Conforme Cíntia, são os fenótipos que podem dizer se uma pessoa apesar de não ser preta, também não é branca, podendo ser considerada parda, bem como podem levar a pessoa e passar por uma situação de discriminação. “Verificamos textura do cabelo, os lábios, o formato do nariz, que são essas características que vão remeter situações de preconceito’.

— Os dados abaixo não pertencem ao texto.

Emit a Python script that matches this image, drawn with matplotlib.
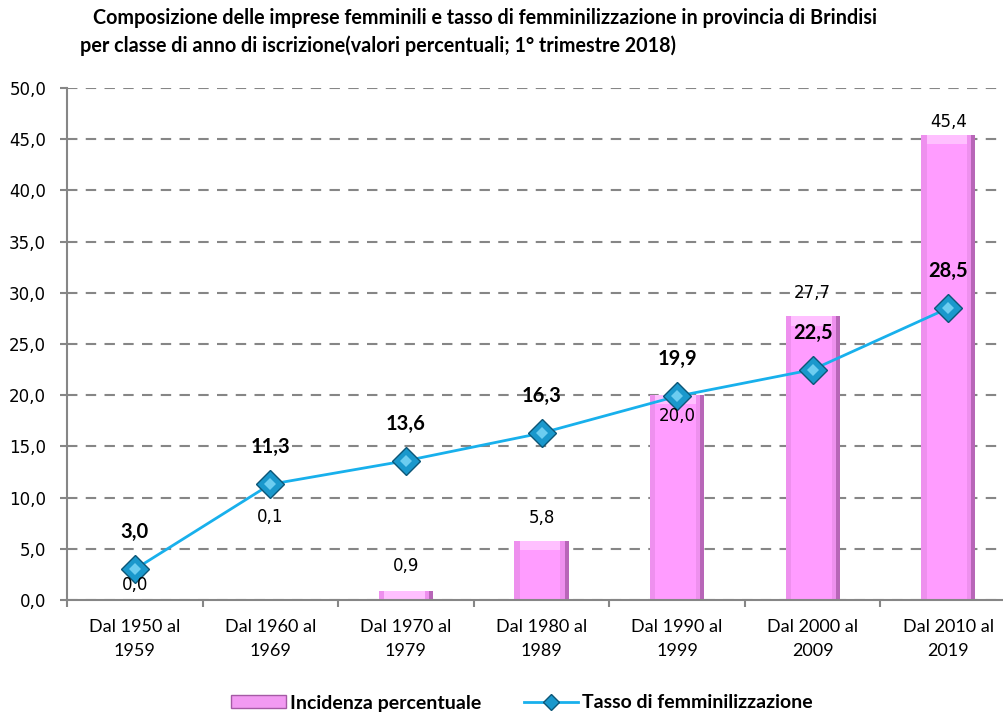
import numpy as np
import matplotlib
matplotlib.use('Agg')
import matplotlib.pyplot as plt
from matplotlib.patches import Patch
from matplotlib.lines import Line2D

categories = ["Dal 1950 al\n1959", "Dal 1960 al\n1969", "Dal 1970 al\n1979", "Dal 1980 al\n1989",
              "Dal 1990 al\n1999", "Dal 2000 al\n2009", "Dal 2010 al\n2019"]
incidenza = [0.0, 0.1, 0.9, 5.8, 20.0, 27.7, 45.4]
tasso = [3.0, 11.3, 13.6, 16.3, 19.9, 22.5, 28.5]

# label offsets in pixels (bar labels were moved by hand in the original)
bar_lab_off = [15, 82, 25, 23, -21, 23, 13]
line_lab_off = 37

plt.rcParams['font.family'] = ['Lato', 'DejaVu Sans']

fig = plt.figure(figsize=(10.04, 7.13), dpi=100)
ax = fig.add_axes([67/1004, 1 - 600/713, (1016-67)/1004, (600-88)/713])

x = np.arange(len(categories))
inc = np.array(incidenza)
# bevelled bar: dark base, light face, pale top strip
ax.bar(x, inc, width=0.4, color='#B866B8', linewidth=0, zorder=2)
ax.bar(x - 0.015, inc, width=0.37, color='#EE90EE', linewidth=0, zorder=2.1)
ax.bar(x - 0.01, np.clip(inc - 0.9, 0, None), width=0.3, color='#FF9CFF', linewidth=0, zorder=2.2)
ax.bar(x - 0.01, np.minimum(inc, 0.9), bottom=np.clip(inc - 0.9, 0, None), width=0.3,
       color='#FFC0FF', linewidth=0, zorder=2.2)

ax.plot(x, tasso, color='#18B0EC', linewidth=2, marker='D', markersize=14.5,
        markerfacecolor='#1A98CC', markeredgecolor='#0C5677', markeredgewidth=1, zorder=3)
ax.plot(x, tasso, linestyle='none', marker='D', markersize=6,
        markerfacecolor='#6CCDF0', markeredgewidth=0, zorder=3.1)

px = 0.72
for i, v in enumerate(incidenza):
    ax.annotate(f"{v:.1f}".replace('.', ','), (x[i], v), xytext=(0, bar_lab_off[i] * px),
                textcoords='offset points', ha='center', va='center', fontsize=12,
                family='DejaVu Sans', zorder=4)
for i, v in enumerate(tasso):
    ax.annotate(f"{v:.1f}".replace('.', ','), (x[i], v), xytext=(0, line_lab_off * px),
                textcoords='offset points', ha='center', va='center', fontsize=14.5,
                fontweight='bold', zorder=4)

ax.set_xlim(-0.5, len(categories) - 0.5)
ax.set_ylim(0, 50)
ax.set_yticks(np.arange(0, 51, 5))
ax.set_yticklabels([f"{t:.1f}".replace('.', ',') for t in np.arange(0, 51, 5)], fontsize=12,
                   family='DejaVu Sans')
ax.set_xticks(x)
ax.set_xticklabels(categories, fontsize=13, linespacing=1.55)
ax.set_xticks(np.arange(-0.5, len(categories), 1), minor=True)
ax.tick_params(axis='x', which='major', length=0, pad=14)
ax.tick_params(axis='x', which='minor', length=5, color='#868686', width=1.5)
ax.tick_params(axis='y', length=5, color='#868686', width=1.5, pad=10)

ax.grid(axis='y', linestyle=(0, (5, 4)), color='#868686', linewidth=1.5, zorder=0)
ax.set_axisbelow(True)
for s in ['top', 'right']:
    ax.spines[s].set_visible(False)
for s in ['left', 'bottom']:
    ax.spines[s].set_color('#868686')
    ax.spines[s].set_linewidth(1.5)

fig.text(93/1004, 1 - 18/713, "Composizione delle imprese femminili e tasso di femminilizzazione in provincia di Brindisi",
         fontsize=14.2, fontweight='bold', va='center', ha='left')
fig.text(80/1004, 1 - 46/713, "per classe di anno di iscrizione(valori percentuali; 1° trimestre 2018)",
         fontsize=14.2, fontweight='bold', va='center', ha='left')

handles = [Patch(facecolor='#F29AF2', edgecolor='#A55AA5'),
           Line2D([0], [0], color='#18B0EC', linewidth=2, marker='D', markersize=8,
                  markerfacecolor='#1A98CC', markeredgecolor='#0C5677')]
fig.legend(handles, ["Incidenza percentuale", "Tasso di femminilizzazione"], loc='center',
           bbox_to_anchor=(522/1004, 1 - 703/713), ncol=2, frameon=False,
           prop={'size': 14, 'weight': 'bold'}, handlelength=2.8, handleheight=0.6,
           handletextpad=0.2, columnspacing=2.2)

fig.savefig('out.png', dpi=100)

O artigo 8º de uma deliberação CEPE deixa isso mais evidente. “Fenótipo define-se como o conjunto de características visíveis do indivíduo, predominantemente, a cor da pele (preta ou parda), a textura do cabelo (crespo ou enrolado) e o formato do rosto (nariz largo e lábios grossos e amarronzados), as quais, combinadas, permitirão validar ou invalidar a condição étnico-racial afirmada pelo candidato autodeclarado negro (preto ou pardo), para fins de ocupação de vaga objeto de cotas ou reserva’.
Outra confusão comum é achar que uma pessoa com pais ou avós negros e/ou pardos, também são necessariamente, da mesma cor. Conforme Cíntia, isso é uma questão de genotípica, não fenotípica. “Há pessoas que têm usado os familiares como forma de “afroconveniência’, e daí vem as fraudes’.
Quem avalia os candidatos? – Não existe nenhum dispositivo na Justiça Eleitoral que avalie a autodeclaração de raça e cor no ato do registro de candidatura. Porem, estas serão as primeiras eleições, em que a resolução do Tribunal Superior Eleitoral (TSE), a Nº 23.729, de 17 de fevereiro de 2024, estará em vigor.
A resolução abre caminho para o questionamento após a declaração. ‘No caso de ser declarada, no registro de candidatura, cor preta ou parda em divergência com informação do Cadastro Eleitoral ou com anterior pedido de registro, a pessoa candidata e o partido, a federação ou a coligação serão intimados para confirmar a alteração da declaração racial’, diz inciso da resolução.
Será permitido ainda a associações, coletivos e movimentos da sociedade civil requerer relação nominal de candidatas e candidatos que tenham apresentado declaração racial. ‘Ficando as pessoas e as entidades requerentes obrigadas, sob as penas da legislação de regência, a assegurar a utilização dos dados para a finalidade específica de fiscalização dos repasses de recursos públicos a candidaturas negras’.